Service visits in Cuzco: Emily, Maddie and Alex
Monday – Wednesday, Oct. 31 – Nov. 2
Cuzco, the high Andean city where the group’s journey to Machu Picchu began, is also the service location for three students. We began our visit with the service location of Emily, an American Sign Language major who is assisting teachers in classes for deaf children. Her school, Don Jose de Martin, was built only 2 years ago and has the best facilities of any school in Peru for deaf students. Emily alternates between teaching 2 different classrooms of students, one of elementary-aged students and one of students aged 10-14. Later we visited Emily’s home, where she lives with Gloria (a nurse), Mauricio, and their 3 children on one of the hillside communities at the edge of the Cuzco valley.
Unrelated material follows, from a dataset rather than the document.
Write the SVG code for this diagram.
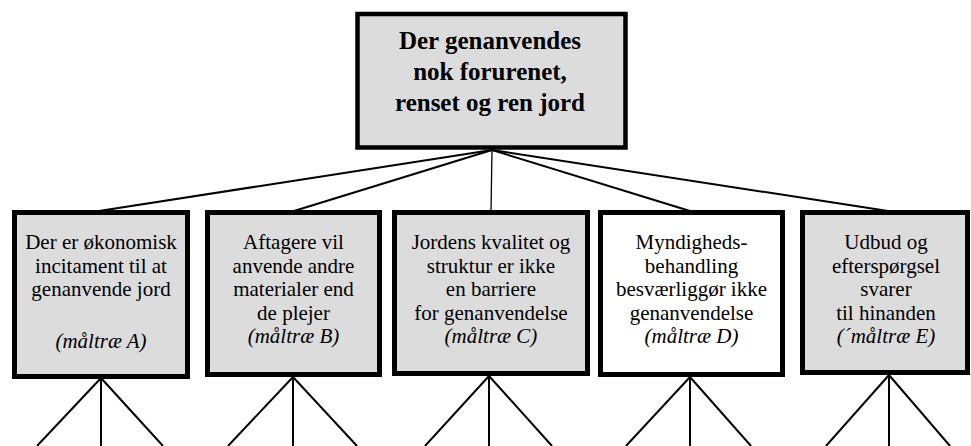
<svg xmlns="http://www.w3.org/2000/svg" width="971" height="446" viewBox="0 0 971 446">
  <style>
    .box { fill: #dcdcdc; stroke: #000; stroke-width: 5; }
    .box.white { fill: #fff; }
    .t { font-family: 'Liberation Serif', 'Times New Roman', serif; font-size: 21px; fill: #000; text-anchor: middle; }
    .tb { font-family: 'Liberation Serif', 'Times New Roman', serif; font-size: 25px; font-weight: bold; fill: #000; text-anchor: middle; }
    .it { font-style: italic; }
    .link { stroke: #000; stroke-width: 2; fill: none; }
    .thin { stroke-width: 1.3; }
  </style>
  <rect width="971" height="446" fill="#fff"/>

  <g id="connectors">
    <!-- goal to sub-goals -->
    <line class="link" x1="492" y1="150" x2="99" y2="211"/>
    <line class="link" x1="492" y1="150" x2="294" y2="211"/>
    <line class="link thin" x1="492" y1="150" x2="491" y2="211"/>
    <line class="link" x1="492" y1="150" x2="690" y2="211"/>
    <line class="link" x1="492" y1="150" x2="888" y2="211"/>
    <!-- sub-goal fan-outs -->
    <line class="link" x1="101" y1="378" x2="37" y2="446"/>
    <line class="link" x1="101" y1="378" x2="101" y2="446"/>
    <line class="link" x1="101" y1="378" x2="163" y2="446"/>
    <line class="link" x1="293" y1="377" x2="228" y2="446"/>
    <line class="link" x1="293" y1="377" x2="293" y2="446"/>
    <line class="link" x1="293" y1="377" x2="357" y2="446"/>
    <line class="link" x1="489" y1="376" x2="425" y2="446"/>
    <line class="link" x1="489" y1="376" x2="489" y2="446"/>
    <line class="link" x1="489" y1="376" x2="552" y2="446"/>
    <line class="link" x1="690" y1="377" x2="626" y2="446"/>
    <line class="link" x1="690" y1="377" x2="690" y2="446"/>
    <line class="link" x1="690" y1="377" x2="751" y2="446"/>
    <line class="link" x1="889" y1="375" x2="826" y2="446"/>
    <line class="link" x1="889" y1="375" x2="889" y2="446"/>
    <line class="link" x1="889" y1="375" x2="950" y2="446"/>
  </g>

  <g id="goal">
    <rect class="box" x="357.5" y="14" width="268" height="133.5" style="stroke-width:4.5"/>
    <text class="tb" x="490" y="49">Der genanvendes</text>
    <text class="tb" x="490" y="80">nok forurenet,</text>
    <text class="tb" x="490" y="111">renset og ren jord</text>
  </g>

  <g id="goal-a">
    <rect class="box" x="14.5" y="212.5" width="173" height="164"/>
    <text class="t" x="101" y="249">Der er økonomisk</text>
    <text class="t" x="101" y="272.5">incitament til at</text>
    <text class="t" x="101" y="296">genanvende jord</text>
    <text class="t it" x="101" y="348">(måltræ A)</text>
  </g>

  <g id="goal-b">
    <rect class="box" x="207.5" y="212.5" width="172" height="162"/>
    <text class="t" x="293.5" y="249">Aftagere vil</text>
    <text class="t" x="293.5" y="272.5">anvende andre</text>
    <text class="t" x="293.5" y="296">materialer end</text>
    <text class="t" x="293.5" y="319.5">de plejer</text>
    <text class="t it" x="293.5" y="343">(måltræ B)</text>
  </g>

  <g id="goal-c">
    <rect class="box" x="394.5" y="212.5" width="193" height="161"/>
    <text class="t" x="491" y="249">Jordens kvalitet og</text>
    <text class="t" x="491" y="272.5">struktur er ikke</text>
    <text class="t" x="491" y="296">en barriere</text>
    <text class="t" x="491" y="319.5">for genanvendelse</text>
    <text class="t it" x="491" y="343">(måltræ C)</text>
  </g>

  <g id="goal-d">
    <rect class="box white" x="600.5" y="212.5" width="182" height="162"/>
    <text class="t" x="691.5" y="249">Myndigheds-</text>
    <text class="t" x="691.5" y="272.5">behandling</text>
    <text class="t" x="691.5" y="296">besværliggør ikke</text>
    <text class="t" x="691.5" y="319.5">genanvendelse</text>
    <text class="t it" x="691.5" y="343">(måltræ D)</text>
  </g>

  <g id="goal-e">
    <rect class="box" x="802.5" y="212.5" width="165" height="160"/>
    <text class="t" x="886" y="249">Udbud og</text>
    <text class="t" x="886" y="272.5">efterspørgsel</text>
    <text class="t" x="886" y="296">svarer</text>
    <text class="t" x="886" y="319.5">til hinanden</text>
    <text class="t it" x="886" y="343">(´måltræ E)</text>
  </g>
</svg>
On Monday we had lunch with Maddie and her family, which includes her parents, Francisca and Rolando, and their adult son Cristian. They work with missionaries and have a wood-working shop in their home. Later we saw Maddie’s work at the local office of World Vision. They have a well-known child sponsorship program, which includes sponsors sending letters in English to sponsored children in the Cuzco area. Each day Maddie translates those letters – lots of those letters – from English to Spanish.
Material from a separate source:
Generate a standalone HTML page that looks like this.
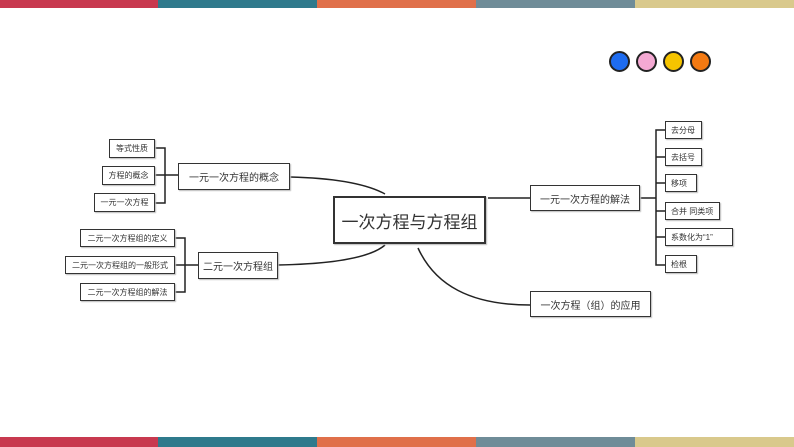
<!DOCTYPE html>
<html><head><meta charset="utf-8"><style>
body{margin:0;width:794px;height:447px;background:#fff;position:relative;overflow:hidden;font-family:"Liberation Sans","Noto Sans CJK SC",sans-serif;color:#333}
.bar{position:absolute;height:8px}
.b{position:absolute;border:1.3px solid #333;box-sizing:border-box;display:flex;align-items:center;justify-content:center;font-size:8px;white-space:nowrap;background:#fff;box-shadow:1px 1px 1px #bbb}
.r{justify-content:flex-start;padding-left:5px}
.c{position:absolute;width:21px;height:21px;border-radius:50%;border:2px solid #222;box-sizing:border-box}
</style></head><body>
<div class="bar" style="left:0;top:0;width:158px;background:#c8394f"></div>
<div class="bar" style="left:158px;top:0;width:159px;background:#2f7a8c"></div>
<div class="bar" style="left:317px;top:0;width:159px;background:#e0704a"></div>
<div class="bar" style="left:476px;top:0;width:159px;background:#6f8c98"></div>
<div class="bar" style="left:635px;top:0;width:159px;background:#d9c98c"></div>
<div class="bar" style="left:0;top:437px;height:10px;width:158px;background:#c8394f"></div>
<div class="bar" style="left:158px;top:437px;height:10px;width:159px;background:#2f7a8c"></div>
<div class="bar" style="left:317px;top:437px;height:10px;width:159px;background:#e0704a"></div>
<div class="bar" style="left:476px;top:437px;height:10px;width:159px;background:#6f8c98"></div>
<div class="bar" style="left:635px;top:437px;height:10px;width:159px;background:#d9c98c"></div>
<div class="c" style="left:609px;top:51px;background:#1e6cf0"></div>
<div class="c" style="left:636px;top:51px;background:#f4a9d3"></div>
<div class="c" style="left:663px;top:51px;background:#f6c400"></div>
<div class="c" style="left:690px;top:51px;background:#f47a12"></div>
<svg width="794" height="447" style="position:absolute;left:0;top:0" fill="none" stroke="#222" stroke-width="1.5">
<path d="M290 177 C330 178 365 183 385 194"/>
<path d="M278 265 C330 264 370 258 385 245"/>
<path d="M488 198 L530 198"/>
<path d="M418 248 C435 285 470 305 530 305"/>
<path d="M155 148 H165 V203 H155 M155 175 H178"/>
<path d="M175 238 H185 V292 H175 M175 265 H198"/>
<path d="M640 198 H656 M665 130 H656 V265 H665 M656 157 H665 M656 183 H665 M656 211 H665 M656 237 H665"/>
</svg>
<div class="b" style="left:333px;top:196px;width:153px;height:48px;font-size:17px;border-width:2px">一次方程与方程组</div>
<div class="b" style="left:178px;top:163px;width:112px;height:27px;font-size:10px">一元一次方程的概念</div>
<div class="b" style="left:109px;top:139px;width:46px;height:19px">等式性质</div>
<div class="b" style="left:102px;top:166px;width:53px;height:19px">方程的概念</div>
<div class="b" style="left:94px;top:193px;width:61px;height:19px">一元一次方程</div>
<div class="b" style="left:198px;top:252px;width:80px;height:27px;font-size:10px">二元一次方程组</div>
<div class="b" style="left:80px;top:229px;width:95px;height:18px">二元一次方程组的定义</div>
<div class="b" style="left:65px;top:256px;width:110px;height:18px">二元一次方程组的一般形式</div>
<div class="b" style="left:80px;top:283px;width:95px;height:18px">二元一次方程组的解法</div>
<div class="b" style="left:530px;top:185px;width:110px;height:26px;font-size:10px">一元一次方程的解法</div>
<div class="b" style="left:530px;top:291px;width:121px;height:26px;font-size:10px">一次方程（组）的应用</div>
<div class="b r" style="left:665px;top:121px;width:37px;height:18px">去分母</div>
<div class="b r" style="left:665px;top:148px;width:37px;height:18px">去括号</div>
<div class="b r" style="left:665px;top:174px;width:32px;height:18px">移项</div>
<div class="b r" style="left:665px;top:202px;width:55px;height:18px">合并 同类项</div>
<div class="b r" style="left:665px;top:228px;width:68px;height:18px">系数化为“1”</div>
<div class="b r" style="left:665px;top:255px;width:32px;height:18px">检根</div>
</body></html>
The third student working in Cuzco is Alex, with whom we had a wonderful breakfast of banana pancakes on Tuesday at the home of his parents, Margarita and Cesar, and their two children, Ana and Agustin. This was on the national holiday El Dia de los Muertos, so we could stay and chat a long time. The next day we visited Alex’s service location, the private Mennonite school La Promesa. Alex teaches music (the recorder) and English classes to several different grades. Mennonite families we stayed with earlier in Lucre and Huarcarpay send their children to this school in Cuzco.